Femmes, jeunes, social, panafricanisme

S’il a beaucoup été question de politique, il a aussi été question de ‘‘participer à tous les combats sociaux’’. Ousmane Sonko a invité les militants de Pastef à répondre à tous les appels à manifester des plateformes contre la hausse de l’électricité (Nio Lank) ou pour la transparence des ressources extractives (Aar Li Niou Bokk), saluant le sens de l’engagement de son directeur de campagne pour les Législatives de 2017. ‘‘Guy Marius Sagna a compris que l’action politique et l'action sociale sont indissociables’’. A l’instar de Babacar Ndiaye de la Jps, Sonko estime qu’il est temps qu’une génération s’empare des questions de gouvernance et d’éthique politiques et se l’approprient, avançant que ‘‘la force motrice du changement se trouve dans la jeunesse’’.

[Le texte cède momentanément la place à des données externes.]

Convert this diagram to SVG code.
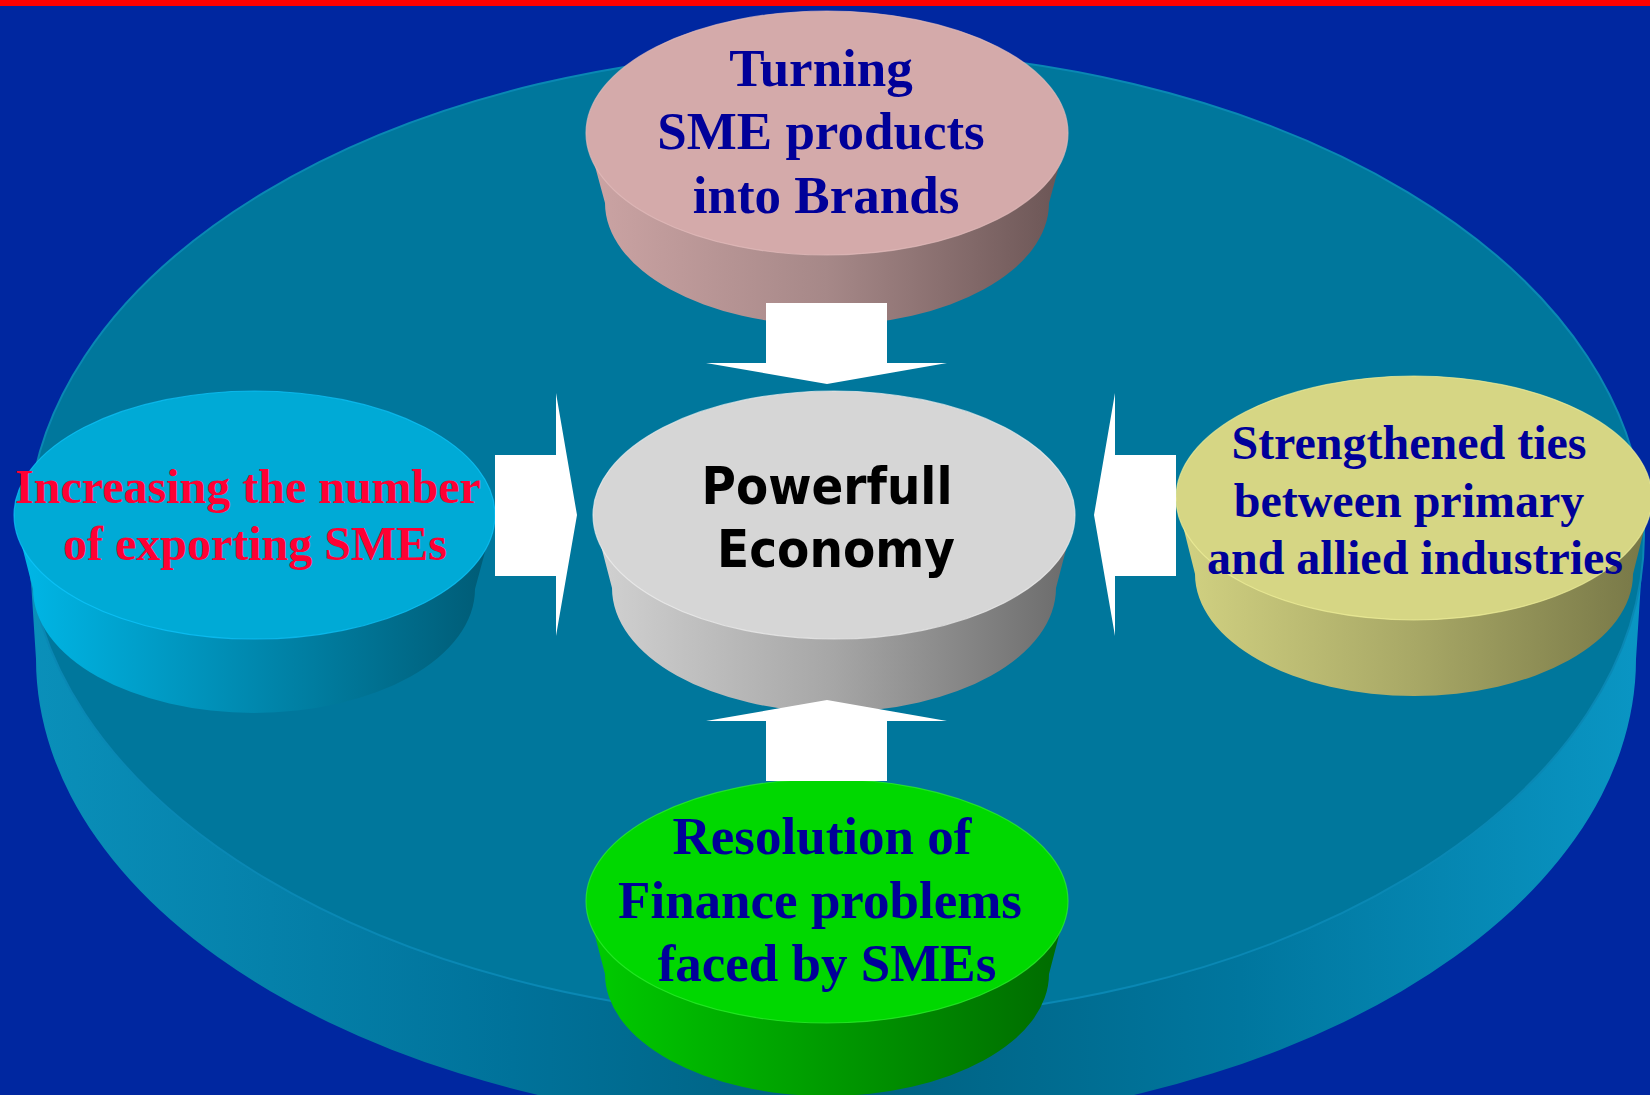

Quant aux femmes, il a salué leur probité. ‘’Est-ce que tout le gouvernement ne serait composé que de femmes, si je gagnais ? Vous êtes plus fiables dans la tenue des finances. Les rapports des corps de contrôle sont nombreux, mais on n’y entend presque pas de femmes’’. Revenu récemment d’un voyage au Niger où il a participé à la convention nationale d’investiture de l’opposant Ibrahima Yacoubou, Ousmane Sonko s’active à cultiver son image dans la sous-région et annonce la création d’une Internationale progressiste avec les tenants de l’idéologie panafricaine des pays anglophones et francophones de la sous-région.